Me? My attention was fixed on Peggy, a dancer who has become a familiar figure in my life over the last few months, but someone who I’d seen longer than that going around the go-go circuit. She even dances from time to time at the Wall Street go-go bar a half block from my house. But it is here at the My Way that she started seriously flirting with me, a frustrating flirting that has left me more than a little confused.
It is hard to guess her age exactly, but I think she is under 30, partly because of her reaction to the cruel jests some of the other customers make claiming she is 35 or older. She hates these as well as any jest about her weight. She is big-boned with a well-developed chest and shoulders, and some flab, but nothing ugly or even what you would call pudgy simply built with all the positive connotations.
One of the bar maids warned me weeks ago not to jest about her age or weight, saying she’s worried about both, since she is forced to compete with much younger women. It is hard to keep up with girls 20 or younger.
Last night, Peggy probed me about both these issues, age and weight, and I’m still uncertain whether I was being manipulated or not, or whether I was supposed to make a move on her. Was she testing me to see if I would get fresh with her. She tried to tell me that her regulars come because they like her wonderful personality, something that it partly true, although sometimes I think Peggy is too naďve to be believed, especially in a place like this.

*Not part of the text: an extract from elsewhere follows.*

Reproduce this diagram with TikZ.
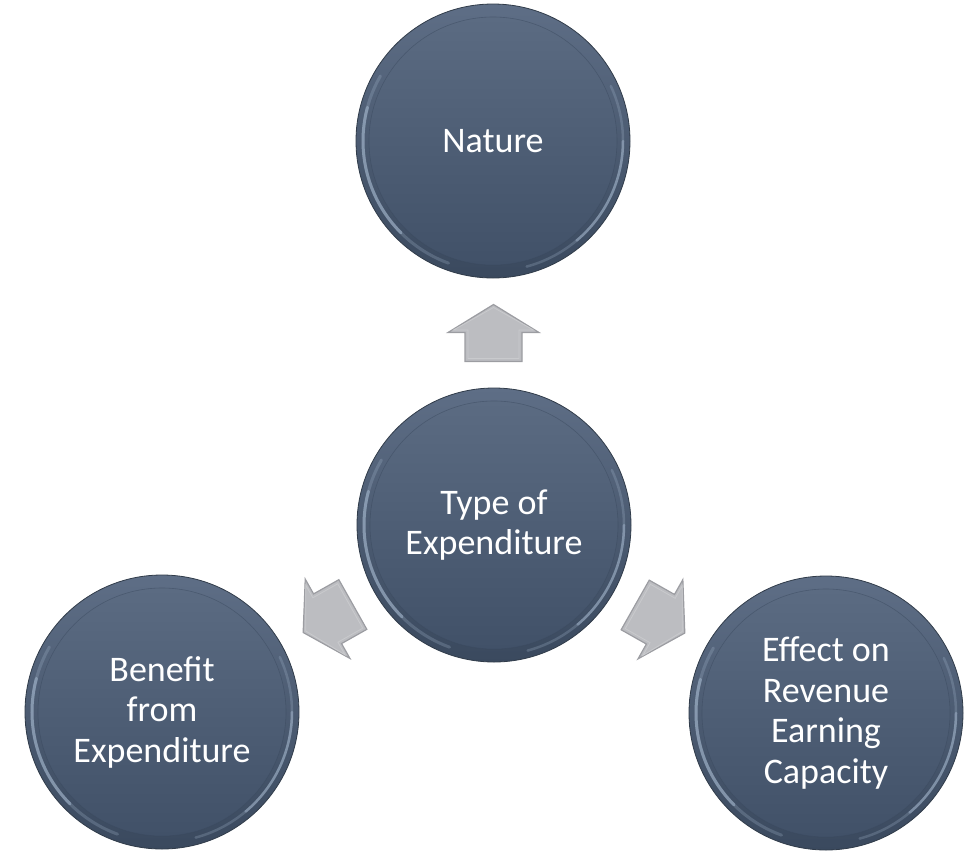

In this world, it is difficult to distinguish between fake and real, who is lying and who is telling the truth, everything twisting and turning, a confusing maze of alternate realities I can make no sense out of.
The previous time, I saw her here, she grabbed my arm several times, or hit me lightly as punishment for my continue stream of teasing, the physical contact meaning something to me, but I’m not sure to her.
Last night, I blew thirty bucks buying drinks for her, myself and the barmaid, inspired, of course, by the continued touching and hugs. She kept telling me she needed a hug so I kept giving her some.
But what does it all mean? Was I supposed to advance the relationship? Or did I somehow blow it? Or is it merely manipulation so I can keep on buying her drinks?
This last is a stinging indictment of this whole way of life, part of this world which uses people and then throws them away.
But Peggy is unlike many of the other people I’ve seen here, someone who isn’t totally self centered, in love with things beyond these says such as the New York Giants.
Why she dances here, I still don’t know, since she must make a good wage as an accountant. She is not like the rest of us losers who come here to drown our miseries in a little sensual stimulation.
The worst part of last night is waking up this morning with a hangover, and the upset stomach from the intake of greasy chicken I ingested while still under the influence.